Este fósil, que es el holotipo de la especie (nombre que recibe el material que se usa para determina la descripción de una nueva especie) se conserva en el Área Paleontología del Museo Nacional de Historia Natural (bajo el acrónimo: SGO.PV25.400.) y se espera que pronto pueda ser exhibido para los visitantes de la institución.
“Este hallazgo es de enorme relevancia para nuestro patrimonio cultural y para los avances científicos en el ámbito de la Paleontología en Chile. Nos llena de orgullo que un equipo integrado por nuestros profesionales del Museo Nacional de Historia Natural haya dado con este hallazgo, que además se convierte en el tercer fósil chileno en ser descrito en la prestigiosa revista Nature”, dice Consuelo Valdés, Ministra de las Culturas, las Artes y el Patrimonio.
Más investigaciones
Las investigaciones en la Isla Seymour no están finalizadas, puesto que con las nuevas exploraciones siguen ocurriendo hallazgos de importancia para la ciencia.

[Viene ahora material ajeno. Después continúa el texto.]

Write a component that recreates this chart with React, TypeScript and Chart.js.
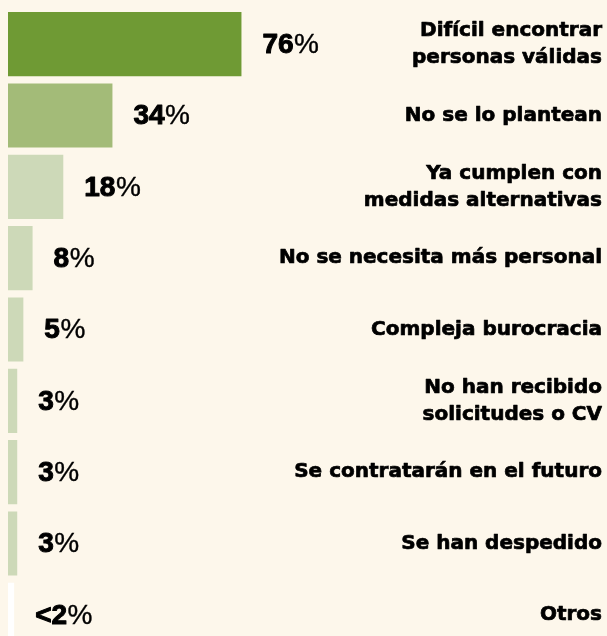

Por ejemplo, la flora fósil (maderas, hojas, polen y esporas) testimonia que hubo vegetación durante el Cretáceo tardío con plantas muy similares a las que conocemos en la actualidad: coníferas, podocarpáceas, y cupresáceas, además de flores y variados helechos.
De hecho, el equipo en 2011 encontró otros fósiles cretácicos, incluyendo restos parciales de otros mosasaurios, restos de plesiosaurios (reptiles marinos extintos de cuello largo y aletas) y el primer descubrimiento, en esas latitudes, de tiburones cretácicos.
La identificación de las distintas especies y los materiales recolectados son de gran relevancia, toda vez que con ellos es posible reconstruir un ambiente de aguas someras donde abundaban reptiles marinos y tiburones que no tienen parientes cercanos hoy en día.
El huevo gigante fue parte de más hallazgos como huesos del brazo de un ave extinta, mayor a cualquier ave voladora de la actualidad, restos de pingüinos hoy extintos, incluido uno gigante.
Adicionalmente, hubo hallazgos de fragmentos de huesos de una ballena primitiva, todos restos del periodo paleógeno, es decir, de entre 65 y 35 millones de años.
Entramos en una nueva etapa en el desarrollo de investigación de la paleontología de vertebrados en el país, cuenta Rubilar. De hecho, en este preciso momento, se está desarrollando un proyecto Anillo (ACT 172099), liderado por el investigador de la U. de Chile, Dr. Alexander Vargas en conjunto con el Inach y el Museo Nacional de Historia Natural, cuyo objetivo es potenciar la investigación de la paleontología de vertebrados en el Chile. “Esperamos, con este proyecto, realizar nuevos y desafiantes descubrimientos que, desde esta parte del mundo, aporten a una mejor comprensión de la evolución de la vida en nuestro planeta”.